┌──

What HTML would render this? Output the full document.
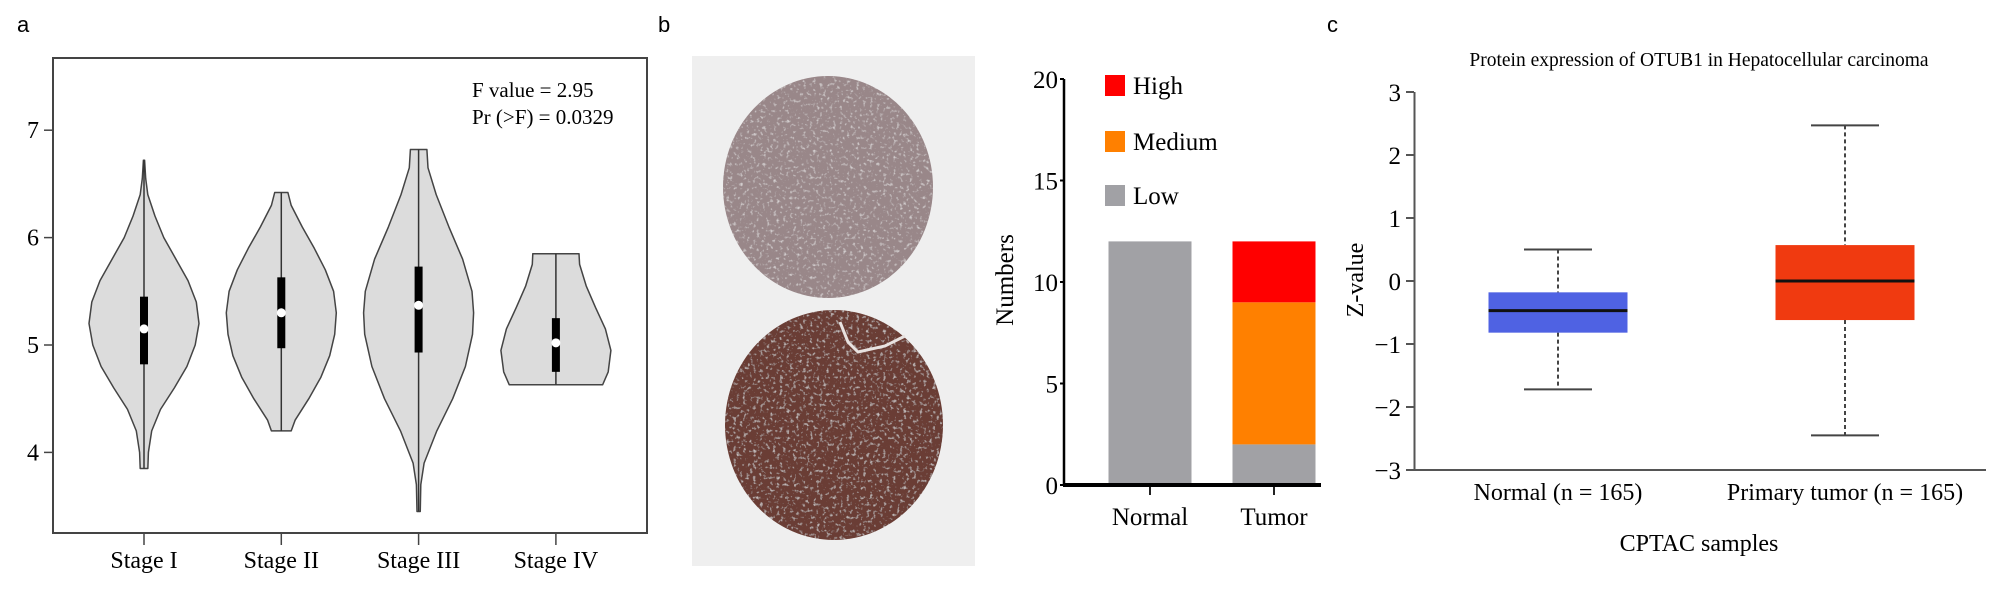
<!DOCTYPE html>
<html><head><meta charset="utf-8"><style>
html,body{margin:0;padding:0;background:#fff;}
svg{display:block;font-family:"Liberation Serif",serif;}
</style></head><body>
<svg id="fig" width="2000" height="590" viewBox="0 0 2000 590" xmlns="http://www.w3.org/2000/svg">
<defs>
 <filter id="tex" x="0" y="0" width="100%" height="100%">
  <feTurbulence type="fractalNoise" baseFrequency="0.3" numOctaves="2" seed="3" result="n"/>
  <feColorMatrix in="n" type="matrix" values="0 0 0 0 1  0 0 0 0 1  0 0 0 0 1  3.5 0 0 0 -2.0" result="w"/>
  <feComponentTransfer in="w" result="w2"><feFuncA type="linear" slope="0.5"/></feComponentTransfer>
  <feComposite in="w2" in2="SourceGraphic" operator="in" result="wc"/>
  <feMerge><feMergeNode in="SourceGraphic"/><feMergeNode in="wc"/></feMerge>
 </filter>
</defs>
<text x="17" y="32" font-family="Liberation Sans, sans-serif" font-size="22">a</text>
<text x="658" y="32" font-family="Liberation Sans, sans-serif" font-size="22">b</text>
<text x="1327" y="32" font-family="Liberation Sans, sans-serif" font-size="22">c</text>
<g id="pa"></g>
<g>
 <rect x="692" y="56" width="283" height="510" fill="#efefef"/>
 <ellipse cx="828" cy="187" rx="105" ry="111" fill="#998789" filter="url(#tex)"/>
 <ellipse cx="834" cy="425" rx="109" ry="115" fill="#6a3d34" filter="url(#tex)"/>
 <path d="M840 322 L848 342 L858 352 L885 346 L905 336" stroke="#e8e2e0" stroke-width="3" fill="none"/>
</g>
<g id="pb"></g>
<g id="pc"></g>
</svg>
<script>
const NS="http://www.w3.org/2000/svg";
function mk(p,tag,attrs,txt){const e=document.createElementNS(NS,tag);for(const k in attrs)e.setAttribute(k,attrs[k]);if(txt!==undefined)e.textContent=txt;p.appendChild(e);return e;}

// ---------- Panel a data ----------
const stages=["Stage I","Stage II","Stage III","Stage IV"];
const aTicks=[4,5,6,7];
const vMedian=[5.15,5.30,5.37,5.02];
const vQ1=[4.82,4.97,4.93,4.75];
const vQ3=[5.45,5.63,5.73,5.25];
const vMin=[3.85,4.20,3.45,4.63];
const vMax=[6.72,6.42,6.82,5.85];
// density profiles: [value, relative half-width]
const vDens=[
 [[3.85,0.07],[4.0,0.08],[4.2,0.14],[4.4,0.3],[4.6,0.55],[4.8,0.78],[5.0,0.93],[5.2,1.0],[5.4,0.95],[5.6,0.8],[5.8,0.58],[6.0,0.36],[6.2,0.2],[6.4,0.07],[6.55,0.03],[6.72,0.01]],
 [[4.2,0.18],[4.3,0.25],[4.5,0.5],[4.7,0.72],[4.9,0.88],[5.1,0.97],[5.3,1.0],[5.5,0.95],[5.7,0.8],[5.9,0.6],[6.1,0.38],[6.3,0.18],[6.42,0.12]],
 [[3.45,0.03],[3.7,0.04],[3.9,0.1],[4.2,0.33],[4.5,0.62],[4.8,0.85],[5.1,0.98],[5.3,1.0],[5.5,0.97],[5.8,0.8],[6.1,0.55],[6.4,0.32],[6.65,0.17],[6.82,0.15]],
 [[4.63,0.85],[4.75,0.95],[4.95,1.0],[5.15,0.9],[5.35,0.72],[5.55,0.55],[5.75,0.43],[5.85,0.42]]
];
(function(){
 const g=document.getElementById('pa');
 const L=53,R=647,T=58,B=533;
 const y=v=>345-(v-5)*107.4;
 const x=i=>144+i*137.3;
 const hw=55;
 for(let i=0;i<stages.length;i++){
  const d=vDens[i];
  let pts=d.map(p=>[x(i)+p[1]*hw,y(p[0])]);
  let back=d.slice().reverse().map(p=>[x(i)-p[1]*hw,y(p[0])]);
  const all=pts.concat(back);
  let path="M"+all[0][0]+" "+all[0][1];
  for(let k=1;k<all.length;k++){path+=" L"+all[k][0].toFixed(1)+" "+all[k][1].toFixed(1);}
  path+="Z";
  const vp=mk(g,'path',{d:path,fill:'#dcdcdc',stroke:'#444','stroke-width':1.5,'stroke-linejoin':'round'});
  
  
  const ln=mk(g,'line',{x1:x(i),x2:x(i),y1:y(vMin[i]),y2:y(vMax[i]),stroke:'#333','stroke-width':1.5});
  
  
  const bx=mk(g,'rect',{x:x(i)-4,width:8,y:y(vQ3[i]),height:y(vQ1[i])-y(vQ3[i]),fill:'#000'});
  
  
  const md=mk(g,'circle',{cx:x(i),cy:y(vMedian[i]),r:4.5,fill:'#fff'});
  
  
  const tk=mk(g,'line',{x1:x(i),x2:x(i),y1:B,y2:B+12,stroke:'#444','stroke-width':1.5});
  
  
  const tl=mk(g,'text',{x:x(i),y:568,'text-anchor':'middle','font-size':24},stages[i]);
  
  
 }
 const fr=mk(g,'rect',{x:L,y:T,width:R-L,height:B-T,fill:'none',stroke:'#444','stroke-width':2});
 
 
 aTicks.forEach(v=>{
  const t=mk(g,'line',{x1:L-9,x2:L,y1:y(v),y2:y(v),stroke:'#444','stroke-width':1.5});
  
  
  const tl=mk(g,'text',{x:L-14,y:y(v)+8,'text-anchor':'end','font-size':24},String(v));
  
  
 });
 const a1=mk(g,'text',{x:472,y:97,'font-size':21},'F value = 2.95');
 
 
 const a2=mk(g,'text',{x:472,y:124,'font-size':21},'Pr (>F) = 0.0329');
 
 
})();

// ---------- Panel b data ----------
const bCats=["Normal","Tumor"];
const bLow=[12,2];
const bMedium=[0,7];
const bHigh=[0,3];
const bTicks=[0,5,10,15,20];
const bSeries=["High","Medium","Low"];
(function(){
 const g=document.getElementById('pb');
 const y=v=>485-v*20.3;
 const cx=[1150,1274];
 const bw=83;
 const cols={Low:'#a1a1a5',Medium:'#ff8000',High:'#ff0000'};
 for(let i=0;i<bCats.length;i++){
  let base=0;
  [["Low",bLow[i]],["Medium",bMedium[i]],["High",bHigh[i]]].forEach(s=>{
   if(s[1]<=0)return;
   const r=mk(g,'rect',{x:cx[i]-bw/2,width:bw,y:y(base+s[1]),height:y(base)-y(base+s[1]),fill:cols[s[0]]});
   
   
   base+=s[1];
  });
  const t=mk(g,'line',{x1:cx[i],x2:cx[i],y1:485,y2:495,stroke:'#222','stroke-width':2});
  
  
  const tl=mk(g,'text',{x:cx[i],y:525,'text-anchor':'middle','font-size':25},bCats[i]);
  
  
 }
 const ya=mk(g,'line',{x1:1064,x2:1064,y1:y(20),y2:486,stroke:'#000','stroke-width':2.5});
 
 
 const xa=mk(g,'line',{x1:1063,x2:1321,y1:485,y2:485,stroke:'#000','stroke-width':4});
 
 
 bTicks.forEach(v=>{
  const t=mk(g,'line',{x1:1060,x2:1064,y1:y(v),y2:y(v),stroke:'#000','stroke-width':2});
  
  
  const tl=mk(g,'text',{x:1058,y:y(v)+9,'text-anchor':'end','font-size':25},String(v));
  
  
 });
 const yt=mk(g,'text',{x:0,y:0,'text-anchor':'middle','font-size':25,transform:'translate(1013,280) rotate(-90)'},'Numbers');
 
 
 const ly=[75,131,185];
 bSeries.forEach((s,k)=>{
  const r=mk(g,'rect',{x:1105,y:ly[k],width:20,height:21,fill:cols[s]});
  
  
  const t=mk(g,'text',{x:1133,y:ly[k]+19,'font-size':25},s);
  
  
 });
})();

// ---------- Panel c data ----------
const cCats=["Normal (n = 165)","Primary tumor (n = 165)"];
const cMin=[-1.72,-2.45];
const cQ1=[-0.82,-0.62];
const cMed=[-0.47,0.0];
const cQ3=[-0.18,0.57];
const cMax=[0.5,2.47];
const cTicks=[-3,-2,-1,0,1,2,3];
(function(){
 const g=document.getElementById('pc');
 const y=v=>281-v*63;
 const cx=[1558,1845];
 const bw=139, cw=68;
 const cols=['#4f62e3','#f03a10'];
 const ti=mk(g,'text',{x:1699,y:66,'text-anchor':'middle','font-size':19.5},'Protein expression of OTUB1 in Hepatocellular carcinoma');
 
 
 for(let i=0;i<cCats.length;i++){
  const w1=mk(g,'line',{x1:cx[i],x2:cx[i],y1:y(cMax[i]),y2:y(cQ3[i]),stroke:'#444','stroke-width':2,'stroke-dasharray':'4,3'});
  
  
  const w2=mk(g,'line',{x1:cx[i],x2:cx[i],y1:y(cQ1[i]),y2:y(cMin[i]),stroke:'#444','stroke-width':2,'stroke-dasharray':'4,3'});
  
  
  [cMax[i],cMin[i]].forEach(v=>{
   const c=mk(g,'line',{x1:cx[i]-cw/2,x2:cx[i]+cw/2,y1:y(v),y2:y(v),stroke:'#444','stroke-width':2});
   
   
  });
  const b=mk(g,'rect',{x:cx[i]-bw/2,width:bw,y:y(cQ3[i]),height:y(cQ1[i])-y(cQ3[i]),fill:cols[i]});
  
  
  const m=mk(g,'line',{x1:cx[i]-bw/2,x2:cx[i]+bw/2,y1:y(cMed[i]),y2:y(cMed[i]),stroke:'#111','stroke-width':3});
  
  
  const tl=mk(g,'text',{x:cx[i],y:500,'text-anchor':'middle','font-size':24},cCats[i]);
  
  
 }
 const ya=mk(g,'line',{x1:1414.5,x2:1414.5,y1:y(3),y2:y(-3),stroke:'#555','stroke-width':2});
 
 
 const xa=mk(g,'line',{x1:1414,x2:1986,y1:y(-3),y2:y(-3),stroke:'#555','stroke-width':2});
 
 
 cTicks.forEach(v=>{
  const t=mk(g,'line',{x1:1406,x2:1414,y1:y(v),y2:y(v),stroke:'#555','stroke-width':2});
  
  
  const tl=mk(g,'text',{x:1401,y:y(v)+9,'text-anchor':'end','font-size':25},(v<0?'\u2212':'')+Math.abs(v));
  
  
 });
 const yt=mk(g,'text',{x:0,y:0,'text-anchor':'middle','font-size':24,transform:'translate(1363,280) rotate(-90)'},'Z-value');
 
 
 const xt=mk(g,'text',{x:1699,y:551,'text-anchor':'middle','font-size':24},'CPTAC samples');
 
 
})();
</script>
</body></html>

└──

## PROBLEM TO WORK ON:
Pictures are excluded; extract exactly the lines from the start of the data through the line that holds "e=document.createElementNS(NS,tag);for(const k in", both ends included.

## SOLUTION BELOW:
What HTML would render this? Output the full document.
<!DOCTYPE html>
<html><head><meta charset="utf-8"><style>
html,body{margin:0;padding:0;background:#fff;}
svg{display:block;font-family:"Liberation Serif",serif;}
</style></head><body>
<svg id="fig" width="2000" height="590" viewBox="0 0 2000 590" xmlns="http://www.w3.org/2000/svg">
<defs>
 <filter id="tex" x="0" y="0" width="100%" height="100%">
  <feTurbulence type="fractalNoise" baseFrequency="0.3" numOctaves="2" seed="3" result="n"/>
  <feColorMatrix in="n" type="matrix" values="0 0 0 0 1  0 0 0 0 1  0 0 0 0 1  3.5 0 0 0 -2.0" result="w"/>
  <feComponentTransfer in="w" result="w2"><feFuncA type="linear" slope="0.5"/></feComponentTransfer>
  <feComposite in="w2" in2="SourceGraphic" operator="in" result="wc"/>
  <feMerge><feMergeNode in="SourceGraphic"/><feMergeNode in="wc"/></feMerge>
 </filter>
</defs>
<text x="17" y="32" font-family="Liberation Sans, sans-serif" font-size="22">a</text>
<text x="658" y="32" font-family="Liberation Sans, sans-serif" font-size="22">b</text>
<text x="1327" y="32" font-family="Liberation Sans, sans-serif" font-size="22">c</text>
<g id="pa"></g>
<g>
 <rect x="692" y="56" width="283" height="510" fill="#efefef"/>
 <ellipse cx="828" cy="187" rx="105" ry="111" fill="#998789" filter="url(#tex)"/>
 <ellipse cx="834" cy="425" rx="109" ry="115" fill="#6a3d34" filter="url(#tex)"/>
 <path d="M840 322 L848 342 L858 352 L885 346 L905 336" stroke="#e8e2e0" stroke-width="3" fill="none"/>
</g>
<g id="pb"></g>
<g id="pc"></g>
</svg>
<script>
const NS="http://www.w3.org/2000/svg";
function mk(p,tag,attrs,txt){const e=document.createElementNS(NS,tag);for(const k in attrs)e.setAttribute(k,attrs[k]);if(txt!==undefined)e.textContent=txt;p.appendChild(e);return e;}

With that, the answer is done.